The Manhattan District Attorney’s Office was chastised for charging Jose Alba earlier this month, despite video evidence suggesting the fatal stabbing was justifiable as self-defense.

Jennifer Sigall, an assistant district attorney under Bragg, filed a motion to dismiss the second-degree murder allegation against Alba on Tuesday morning and forwarded a copy to his attorney, Michelle Villasenor-Grant.

By Tuesday afternoon, a judge had dismissed the charge against Alba, according to Fox News. 

“Following an inquiry, the People determined that we cannot prove beyond a reasonable doubt that the defendant’s use of lethal bodily force was not warranted. As a result, the People will not take the case to a Grand Jury and, for the reasons stated in the memorandum attached, hereby move to dismiss the complaint “In court documents acquired by Fox News, Bragg’s office wrote.

According to court filings, Alba stabbed Austin Simon behind the counter of the Blue Moon convenience store at 3422 Broadway in Manhattan at 11:00 p.m. on July 1.
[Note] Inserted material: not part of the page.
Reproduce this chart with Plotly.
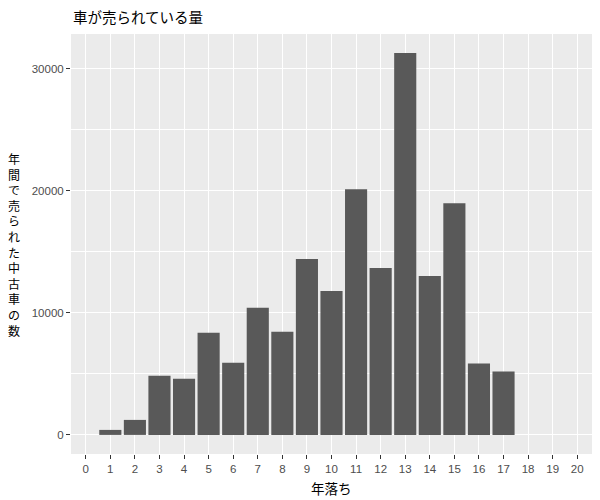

The district attorney’s office stated on Tuesday that the “death resulted from a violent fight that Simon instigated because he believed Alba had cruelly handled Simon’s girlfriend’s ten-year-old daughter.”

Alba had taken a snack from her daughter’s hand that the girlfriend had been unable to purchase owing to a defective Electronic Benefits Transfer (EBT) Card.

The lady cursed the clerk and warned her boyfriend would return to “f*** you up.”

Prosecutors claimed Simon arrived at the business minutes later, entered the small, employees-only area behind the counter, forced Alba against a wall of shelving, then grabbed him by the collar to hoist him off of a chair and drag him out of the employees-only section. He said he wanted Alba to apologize to the girl and fight him outside.

“I don’t want a problem, papa,” Alba is heard telling Simon on an audio tape.

Prosecutors said Alba grabbed a knife from a shelf beside the counter and repeatedly stabbed Simon while Simon held him by the collar and pushed him out.

Simon was pronounced deceased at the hospital later that day. According to the medical examiner, he suffered six stab wounds to the left side of his neck, one of which ruptured the internal jugular vein.

Alba claimed Simon was also attacked by Simon’s girlfriend. Alba is 61 years old and 5 feet 7 inches tall, while Simon is 35 years old and 6 feet tall, according to court filings.

According to Alba’s account to police and security video, Simon had a box cutter visible in his right front shorts but did not reveal it at any point throughout the fight.

At the time of the fatal incident, Simon was apparently on parole for assaulting a police officer. Alba was arrested and was being held at New York City’s notorious Riker’s Island jail on a $250,000 bond – half of the $500,000 asked by Bragg’s office during an arraignment hearing. Alba was eventually released after his bond was cut to $50,000, and the murder charge was dismissed on Tuesday.

The district attorney’s office cited a state statute that defines when a lethal physical force, such as homicide, is “justifiable and not criminal.”

When a defendant raises a defense rationale, prosecutors, not the defendant, must prove beyond a reasonable doubt that the defendant was not justified in using fatal bodily force. Prosecutors stated that Alba feared Simon was about to use lethal physical force on him, or that Simon trespassed behind the bodega counter with the intent to commit a crime, and Alba’s use of physical force was to prevent or terminate a burglary.